● **Given request**
Please set down all the lines beneath this one exactly, without the pictures.
[begin Material provided]
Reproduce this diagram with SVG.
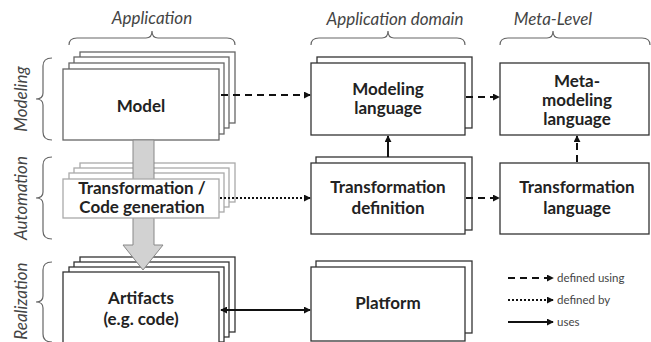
<svg xmlns="http://www.w3.org/2000/svg" width="651" height="342" viewBox="0 0 651 342">
<defs>
<style>
.bx{fill:#fff;stroke:#333;stroke-width:1.3}
.bg{fill:#fff;stroke:#666;stroke-width:1.3}
.bl{fill:#fff;stroke:#aaa;stroke-width:1.3}
.t{font-family:Lato,"Liberation Sans",sans-serif;font-weight:bold;font-size:17px;fill:#222;text-anchor:middle}
.h{font-family:Lato,"Liberation Sans",sans-serif;font-style:italic;font-size:17px;fill:#444;text-anchor:middle}
.lg{font-family:Lato,"Liberation Sans",sans-serif;font-size:11.5px;fill:#444}
.br{fill:none;stroke:#666;stroke-width:1.2}
.c{fill:none;stroke:#111;stroke-width:2}
.dash{stroke-dasharray:7,5}
.dot{stroke-dasharray:2,2}
</style>
<marker id="ah" viewBox="0 0 8 8" refX="7" refY="4" markerWidth="7" markerHeight="7" markerUnits="userSpaceOnUse" orient="auto">
<path d="M0,0 L8,4 L0,8 Z" fill="#111"/>
</marker>
<marker id="ahs" viewBox="0 0 8 8" refX="1" refY="4" markerWidth="7" markerHeight="7" markerUnits="userSpaceOnUse" orient="auto">
<path d="M8,0 L0,4 L8,8 Z" fill="#111"/>
</marker>
</defs>

<g id="headers">
<text class="h" x="152" y="24">Application</text>
<text class="h" x="395" y="25">Application domain</text>
<text class="h" x="553" y="25">Meta-Level</text>
<path class="br" d="M69,45 Q69,38 77,38 L146,38 Q152,38 152,31 Q152,38 158,38 L227,38 Q235,38 235,45"/>
<path class="br" d="M311,45 Q311,38 319,38 L382,38 Q388,38 388,31 Q388,38 394,38 L457,38 Q465,38 465,45"/>
<path class="br" d="M500,45 Q500,38 508,38 L547,38 Q553,38 553,31 Q553,38 559,38 L642,38 Q650,38 650,45"/>
<text class="h" transform="translate(27,99) rotate(-90)">Modeling</text>
<text class="h" transform="translate(27,198) rotate(-90)">Automation</text>
<text class="h" transform="translate(27,301) rotate(-90)">Realization</text>
<path class="br" d="M52,58 Q43,58 43,66 L43,93 Q43,99 36,99 Q43,99 43,105 L43,132 Q43,140 52,140"/>
<path class="br" d="M52,157 Q43,157 43,165 L43,192 Q43,198 36,198 Q43,198 43,204 L43,231 Q43,239 52,239"/>
<path class="br" d="M52,262 Q43,262 43,270 L43,296 Q43,302 36,302 Q43,302 43,308 L43,334 Q43,342 52,342"/>
</g>

<g id="model">
<rect class="bg" x="80" y="52" width="155" height="71"/>
<rect class="bg" x="74" y="57" width="155" height="71"/>
<rect class="bg" x="69" y="63" width="155" height="71"/>
<rect class="bg" x="63" y="69" width="156" height="71"/>
<text class="t" x="141" y="112">Model</text>
</g>

<g id="artifacts">
<rect class="bx" x="80" y="257" width="155" height="75"/>
<rect class="bx" x="74" y="262" width="155" height="75"/>
<rect class="bx" x="69" y="267" width="155" height="75"/>
<rect class="bx" x="63" y="272" width="156" height="75"/>
<text class="t" x="141" y="304">Artifacts</text>
<text class="t" x="141" y="325">(e.g. code)</text>
</g>

<g id="transformation">
<rect class="bl" x="80" y="163" width="155" height="39"/>
<rect class="bl" x="74" y="168" width="155" height="39"/>
<rect class="bl" x="69" y="173" width="155" height="39"/>
</g>

<g id="flow">
<path d="M133,140 L154,140 L154,245 L163,245 L143,270 L123,245 L133,245 Z" fill="#d2d2d2" stroke="#888" stroke-width="1"/>
</g>

<g id="transformation-front">
<rect class="bl" x="63" y="179" width="156" height="39"/>
<text class="t" x="142" y="194">Transformation /</text>
<text class="t" x="142" y="213">Code generation</text>
</g>

<g id="modeling-language">
<rect class="bx" x="317" y="57" width="155" height="71"/>
<rect class="bx" x="311" y="63" width="154" height="72"/>
<text class="t" x="388" y="95">Modeling</text>
<text class="t" x="388" y="114">language</text>
</g>

<g id="meta-modeling-language">
<rect class="bx" x="500" y="63" width="149" height="72"/>
<text class="t" x="577" y="87">Meta-</text>
<text class="t" x="577" y="106">modeling</text>
<text class="t" x="577" y="125">language</text>
</g>

<g id="transformation-definition">
<rect class="bx" x="316" y="157" width="156" height="73"/>
<rect class="bx" x="311" y="163" width="154" height="71"/>
<text class="t" x="388" y="193">Transformation</text>
<text class="t" x="388" y="214">definition</text>
</g>

<g id="transformation-language">
<rect class="bx" x="500" y="163" width="149" height="71"/>
<text class="t" x="577" y="193">Transformation</text>
<text class="t" x="577" y="214">language</text>
</g>

<g id="platform">
<rect class="bx" x="316" y="261" width="156" height="72"/>
<rect class="bx" x="311" y="267" width="154" height="74"/>
<text class="t" x="388" y="309">Platform</text>
</g>

<g id="connectors">
<line class="c dash" x1="221" y1="95" x2="310" y2="95" marker-end="url(#ah)"/>
<line class="c dash" x1="466" y1="97" x2="499" y2="97" marker-end="url(#ah)"/>
<line class="c dot" x1="220" y1="198" x2="310" y2="198" marker-end="url(#ah)"/>
<line class="c dash" x1="466" y1="198" x2="499" y2="198" marker-end="url(#ah)"/>
<line class="c" x1="388" y1="157" x2="388" y2="136" marker-end="url(#ah)"/>
<line class="c dash" x1="577" y1="162" x2="577" y2="136" stroke-dasharray="7,4" marker-end="url(#ah)"/>
<line class="c" x1="221" y1="310" x2="310" y2="310" marker-start="url(#ahs)" marker-end="url(#ah)"/>
</g>

<g id="legend">
<line class="c dash" x1="508" y1="278" x2="553" y2="278" marker-end="url(#ah)"/>
<line class="c dot" x1="508" y1="300" x2="553" y2="300" marker-end="url(#ah)"/>
<line class="c" x1="508" y1="322" x2="553" y2="322" marker-end="url(#ah)"/>
<text class="lg" x="557" y="282">defined using</text>
<text class="lg" x="557" y="304">defined by</text>
<text class="lg" x="557" y="326">uses</text>
</g>
</svg>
[end Material provided]
● **Result of this task**
Reproduce this diagram with SVG.
<svg xmlns="http://www.w3.org/2000/svg" width="651" height="342" viewBox="0 0 651 342">
<defs>
<style>
.bx{fill:#fff;stroke:#333;stroke-width:1.3}
.bg{fill:#fff;stroke:#666;stroke-width:1.3}
.bl{fill:#fff;stroke:#aaa;stroke-width:1.3}
.t{font-family:Lato,"Liberation Sans",sans-serif;font-weight:bold;font-size:17px;fill:#222;text-anchor:middle}
.h{font-family:Lato,"Liberation Sans",sans-serif;font-style:italic;font-size:17px;fill:#444;text-anchor:middle}
.lg{font-family:Lato,"Liberation Sans",sans-serif;font-size:11.5px;fill:#444}
.br{fill:none;stroke:#666;stroke-width:1.2}
.c{fill:none;stroke:#111;stroke-width:2}
.dash{stroke-dasharray:7,5}
.dot{stroke-dasharray:2,2}
</style>
<marker id="ah" viewBox="0 0 8 8" refX="7" refY="4" markerWidth="7" markerHeight="7" markerUnits="userSpaceOnUse" orient="auto">
<path d="M0,0 L8,4 L0,8 Z" fill="#111"/>
</marker>
<marker id="ahs" viewBox="0 0 8 8" refX="1" refY="4" markerWidth="7" markerHeight="7" markerUnits="userSpaceOnUse" orient="auto">
<path d="M8,0 L0,4 L8,8 Z" fill="#111"/>
</marker>
</defs>

<g id="headers">
<text class="h" x="152" y="24">Application</text>
<text class="h" x="395" y="25">Application domain</text>
<text class="h" x="553" y="25">Meta-Level</text>
<path class="br" d="M69,45 Q69,38 77,38 L146,38 Q152,38 152,31 Q152,38 158,38 L227,38 Q235,38 235,45"/>
<path class="br" d="M311,45 Q311,38 319,38 L382,38 Q388,38 388,31 Q388,38 394,38 L457,38 Q465,38 465,45"/>
<path class="br" d="M500,45 Q500,38 508,38 L547,38 Q553,38 553,31 Q553,38 559,38 L642,38 Q650,38 650,45"/>
<text class="h" transform="translate(27,99) rotate(-90)">Modeling</text>
<text class="h" transform="translate(27,198) rotate(-90)">Automation</text>
<text class="h" transform="translate(27,301) rotate(-90)">Realization</text>
<path class="br" d="M52,58 Q43,58 43,66 L43,93 Q43,99 36,99 Q43,99 43,105 L43,132 Q43,140 52,140"/>
<path class="br" d="M52,157 Q43,157 43,165 L43,192 Q43,198 36,198 Q43,198 43,204 L43,231 Q43,239 52,239"/>
<path class="br" d="M52,262 Q43,262 43,270 L43,296 Q43,302 36,302 Q43,302 43,308 L43,334 Q43,342 52,342"/>
</g>

<g id="model">
<rect class="bg" x="80" y="52" width="155" height="71"/>
<rect class="bg" x="74" y="57" width="155" height="71"/>
<rect class="bg" x="69" y="63" width="155" height="71"/>
<rect class="bg" x="63" y="69" width="156" height="71"/>
<text class="t" x="141" y="112">Model</text>
</g>

<g id="artifacts">
<rect class="bx" x="80" y="257" width="155" height="75"/>
<rect class="bx" x="74" y="262" width="155" height="75"/>
<rect class="bx" x="69" y="267" width="155" height="75"/>
<rect class="bx" x="63" y="272" width="156" height="75"/>
<text class="t" x="141" y="304">Artifacts</text>
<text class="t" x="141" y="325">(e.g. code)</text>
</g>

<g id="transformation">
<rect class="bl" x="80" y="163" width="155" height="39"/>
<rect class="bl" x="74" y="168" width="155" height="39"/>
<rect class="bl" x="69" y="173" width="155" height="39"/>
</g>

<g id="flow">
<path d="M133,140 L154,140 L154,245 L163,245 L143,270 L123,245 L133,245 Z" fill="#d2d2d2" stroke="#888" stroke-width="1"/>
</g>

<g id="transformation-front">
<rect class="bl" x="63" y="179" width="156" height="39"/>
<text class="t" x="142" y="194">Transformation /</text>
<text class="t" x="142" y="213">Code generation</text>
</g>

<g id="modeling-language">
<rect class="bx" x="317" y="57" width="155" height="71"/>
<rect class="bx" x="311" y="63" width="154" height="72"/>
<text class="t" x="388" y="95">Modeling</text>
<text class="t" x="388" y="114">language</text>
</g>

<g id="meta-modeling-language">
<rect class="bx" x="500" y="63" width="149" height="72"/>
<text class="t" x="577" y="87">Meta-</text>
<text class="t" x="577" y="106">modeling</text>
<text class="t" x="577" y="125">language</text>
</g>

<g id="transformation-definition">
<rect class="bx" x="316" y="157" width="156" height="73"/>
<rect class="bx" x="311" y="163" width="154" height="71"/>
<text class="t" x="388" y="193">Transformation</text>
<text class="t" x="388" y="214">definition</text>
</g>

<g id="transformation-language">
<rect class="bx" x="500" y="163" width="149" height="71"/>
<text class="t" x="577" y="193">Transformation</text>
<text class="t" x="577" y="214">language</text>
</g>

<g id="platform">
<rect class="bx" x="316" y="261" width="156" height="72"/>
<rect class="bx" x="311" y="267" width="154" height="74"/>
<text class="t" x="388" y="309">Platform</text>
</g>

<g id="connectors">
<line class="c dash" x1="221" y1="95" x2="310" y2="95" marker-end="url(#ah)"/>
<line class="c dash" x1="466" y1="97" x2="499" y2="97" marker-end="url(#ah)"/>
<line class="c dot" x1="220" y1="198" x2="310" y2="198" marker-end="url(#ah)"/>
<line class="c dash" x1="466" y1="198" x2="499" y2="198" marker-end="url(#ah)"/>
<line class="c" x1="388" y1="157" x2="388" y2="136" marker-end="url(#ah)"/>
<line class="c dash" x1="577" y1="162" x2="577" y2="136" stroke-dasharray="7,4" marker-end="url(#ah)"/>
<line class="c" x1="221" y1="310" x2="310" y2="310" marker-start="url(#ahs)" marker-end="url(#ah)"/>
</g>

<g id="legend">
<line class="c dash" x1="508" y1="278" x2="553" y2="278" marker-end="url(#ah)"/>
<line class="c dot" x1="508" y1="300" x2="553" y2="300" marker-end="url(#ah)"/>
<line class="c" x1="508" y1="322" x2="553" y2="322" marker-end="url(#ah)"/>
<text class="lg" x="557" y="282">defined using</text>
<text class="lg" x="557" y="304">defined by</text>
<text class="lg" x="557" y="326">uses</text>
</g>
</svg>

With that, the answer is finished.